▸ **GOAL**
Identify every line containing the word "recreates" and reproduce each one.

▸ **RECORD SET**
☆ ☆ ☆
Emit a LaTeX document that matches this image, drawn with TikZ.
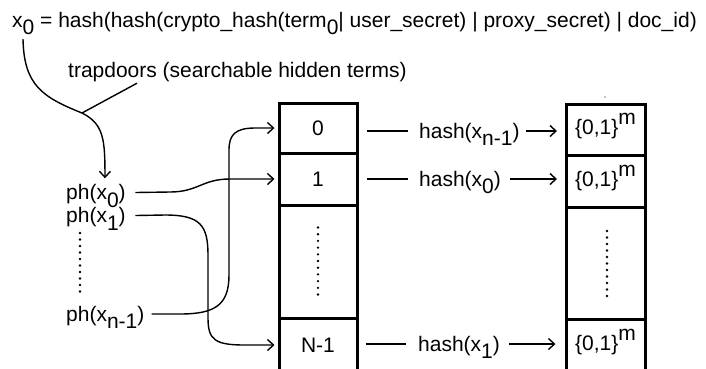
☆ ☆ ☆
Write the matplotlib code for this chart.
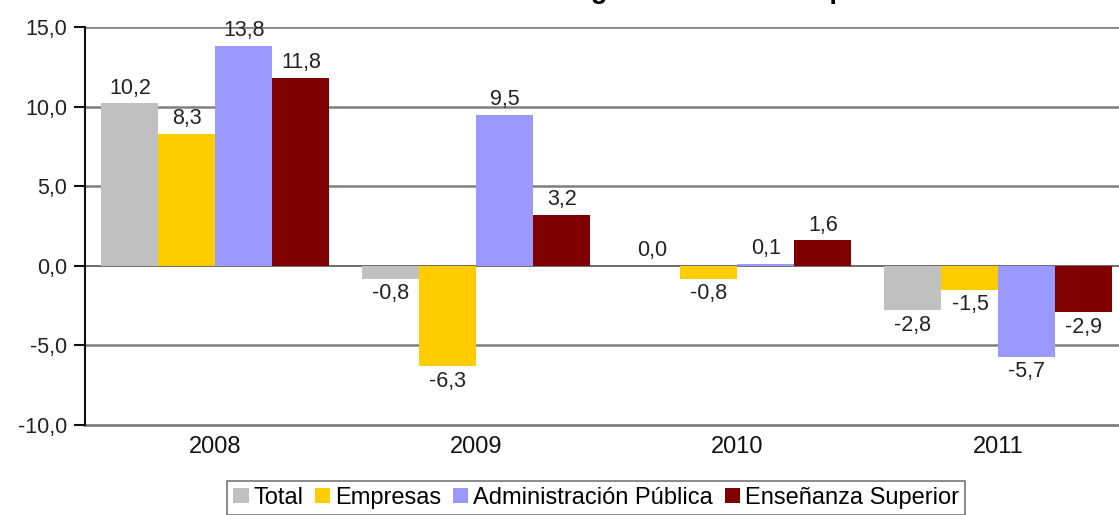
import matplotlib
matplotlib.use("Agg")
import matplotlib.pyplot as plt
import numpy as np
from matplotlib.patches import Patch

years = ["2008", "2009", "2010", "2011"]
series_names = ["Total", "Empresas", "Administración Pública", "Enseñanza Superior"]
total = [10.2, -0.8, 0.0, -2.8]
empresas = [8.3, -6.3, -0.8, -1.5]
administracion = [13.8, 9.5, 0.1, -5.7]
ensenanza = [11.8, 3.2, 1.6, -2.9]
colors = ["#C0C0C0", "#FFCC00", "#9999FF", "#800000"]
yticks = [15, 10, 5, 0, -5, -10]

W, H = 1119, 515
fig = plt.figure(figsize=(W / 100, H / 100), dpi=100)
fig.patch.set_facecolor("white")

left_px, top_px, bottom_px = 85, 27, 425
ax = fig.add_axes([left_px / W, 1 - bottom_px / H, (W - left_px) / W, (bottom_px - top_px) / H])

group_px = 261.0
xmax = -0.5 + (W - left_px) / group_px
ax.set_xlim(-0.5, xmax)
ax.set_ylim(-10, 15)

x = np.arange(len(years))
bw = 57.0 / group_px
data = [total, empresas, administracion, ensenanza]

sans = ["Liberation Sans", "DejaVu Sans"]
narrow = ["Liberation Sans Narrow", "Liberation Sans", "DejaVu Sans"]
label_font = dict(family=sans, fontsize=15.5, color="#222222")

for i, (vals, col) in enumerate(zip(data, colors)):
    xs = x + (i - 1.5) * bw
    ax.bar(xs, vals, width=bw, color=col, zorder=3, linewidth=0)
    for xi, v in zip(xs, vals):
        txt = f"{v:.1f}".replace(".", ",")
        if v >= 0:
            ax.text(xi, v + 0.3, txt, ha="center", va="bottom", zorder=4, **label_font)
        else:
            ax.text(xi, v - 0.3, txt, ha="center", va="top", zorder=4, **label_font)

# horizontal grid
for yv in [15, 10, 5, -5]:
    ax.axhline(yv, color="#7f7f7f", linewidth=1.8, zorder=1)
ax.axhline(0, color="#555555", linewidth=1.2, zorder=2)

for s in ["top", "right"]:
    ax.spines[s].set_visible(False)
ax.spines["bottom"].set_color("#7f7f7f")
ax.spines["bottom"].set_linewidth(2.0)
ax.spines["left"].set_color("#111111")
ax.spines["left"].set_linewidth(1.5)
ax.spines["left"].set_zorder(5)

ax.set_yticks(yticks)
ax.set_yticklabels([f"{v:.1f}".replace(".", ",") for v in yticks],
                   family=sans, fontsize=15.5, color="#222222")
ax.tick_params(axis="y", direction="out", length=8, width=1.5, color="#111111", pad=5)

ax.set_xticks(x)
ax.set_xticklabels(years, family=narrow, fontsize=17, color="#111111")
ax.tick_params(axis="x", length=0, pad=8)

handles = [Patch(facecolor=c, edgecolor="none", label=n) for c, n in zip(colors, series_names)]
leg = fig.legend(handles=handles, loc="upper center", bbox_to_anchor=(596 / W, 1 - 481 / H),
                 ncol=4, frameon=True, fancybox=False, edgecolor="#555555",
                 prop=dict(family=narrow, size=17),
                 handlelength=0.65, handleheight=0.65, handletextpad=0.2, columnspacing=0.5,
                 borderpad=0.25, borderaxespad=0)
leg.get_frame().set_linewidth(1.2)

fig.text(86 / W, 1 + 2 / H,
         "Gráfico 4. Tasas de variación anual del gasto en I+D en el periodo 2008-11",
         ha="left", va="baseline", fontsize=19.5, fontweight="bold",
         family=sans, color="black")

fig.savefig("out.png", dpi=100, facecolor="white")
☆ ☆ ☆
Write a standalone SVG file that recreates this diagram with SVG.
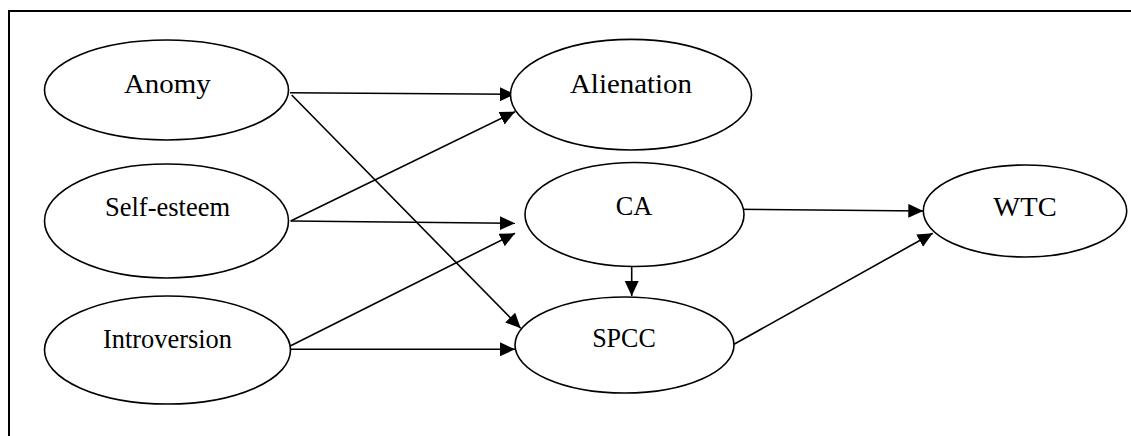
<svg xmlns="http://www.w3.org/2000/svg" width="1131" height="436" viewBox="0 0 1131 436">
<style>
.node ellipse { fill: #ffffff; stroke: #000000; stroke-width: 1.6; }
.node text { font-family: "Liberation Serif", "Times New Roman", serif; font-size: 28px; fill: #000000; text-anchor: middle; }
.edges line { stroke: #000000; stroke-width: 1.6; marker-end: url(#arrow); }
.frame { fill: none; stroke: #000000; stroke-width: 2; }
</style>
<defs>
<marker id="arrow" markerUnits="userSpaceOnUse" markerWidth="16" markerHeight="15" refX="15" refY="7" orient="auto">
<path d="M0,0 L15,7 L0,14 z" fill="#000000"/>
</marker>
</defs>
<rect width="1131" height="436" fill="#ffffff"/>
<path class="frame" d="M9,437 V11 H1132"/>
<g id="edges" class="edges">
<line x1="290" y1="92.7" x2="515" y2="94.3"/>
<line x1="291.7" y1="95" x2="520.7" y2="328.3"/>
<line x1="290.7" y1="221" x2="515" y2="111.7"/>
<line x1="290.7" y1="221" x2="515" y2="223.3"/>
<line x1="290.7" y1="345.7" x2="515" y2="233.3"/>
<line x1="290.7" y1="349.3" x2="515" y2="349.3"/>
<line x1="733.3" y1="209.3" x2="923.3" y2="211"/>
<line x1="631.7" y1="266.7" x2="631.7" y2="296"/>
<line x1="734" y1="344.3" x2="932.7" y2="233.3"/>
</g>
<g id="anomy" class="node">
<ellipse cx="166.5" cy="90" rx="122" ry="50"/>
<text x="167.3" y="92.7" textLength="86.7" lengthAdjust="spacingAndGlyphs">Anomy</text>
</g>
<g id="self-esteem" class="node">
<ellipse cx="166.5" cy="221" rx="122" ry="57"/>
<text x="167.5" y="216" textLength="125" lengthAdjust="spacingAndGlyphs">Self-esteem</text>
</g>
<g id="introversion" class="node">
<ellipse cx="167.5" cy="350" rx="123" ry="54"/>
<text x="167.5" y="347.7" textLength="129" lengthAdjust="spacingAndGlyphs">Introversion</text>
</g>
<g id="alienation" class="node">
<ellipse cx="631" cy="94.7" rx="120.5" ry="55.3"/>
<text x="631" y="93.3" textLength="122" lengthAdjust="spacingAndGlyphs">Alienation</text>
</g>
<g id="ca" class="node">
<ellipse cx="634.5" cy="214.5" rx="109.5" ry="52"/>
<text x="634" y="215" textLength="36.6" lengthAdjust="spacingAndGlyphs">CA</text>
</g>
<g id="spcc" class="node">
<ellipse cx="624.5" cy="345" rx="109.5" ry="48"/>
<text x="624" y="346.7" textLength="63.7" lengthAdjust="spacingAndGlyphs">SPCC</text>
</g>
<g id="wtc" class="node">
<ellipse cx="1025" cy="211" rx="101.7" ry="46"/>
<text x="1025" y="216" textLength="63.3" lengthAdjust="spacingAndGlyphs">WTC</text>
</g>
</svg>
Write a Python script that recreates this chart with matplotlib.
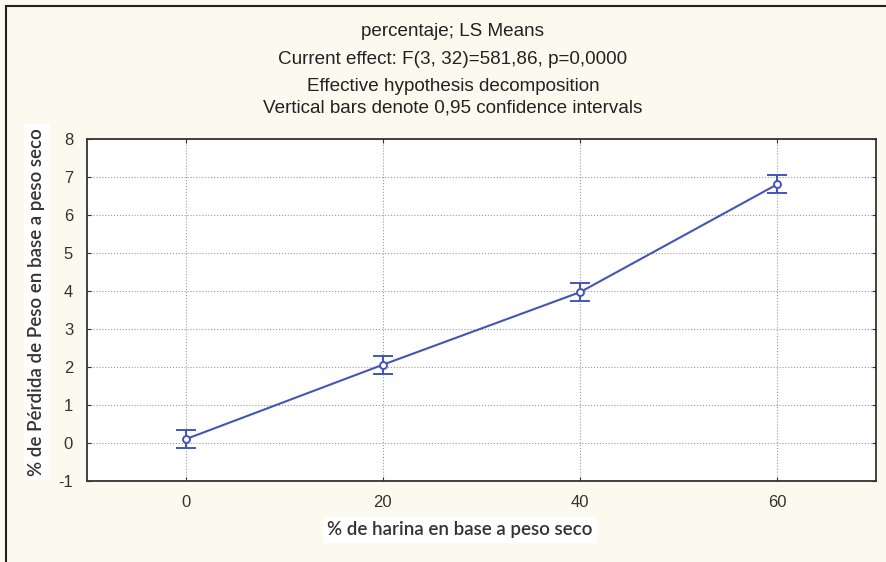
☆ ☆ ☆
▸ **OUTPUT**
Write a standalone SVG file that recreates this diagram with SVG.
Write a Python script that recreates this chart with matplotlib.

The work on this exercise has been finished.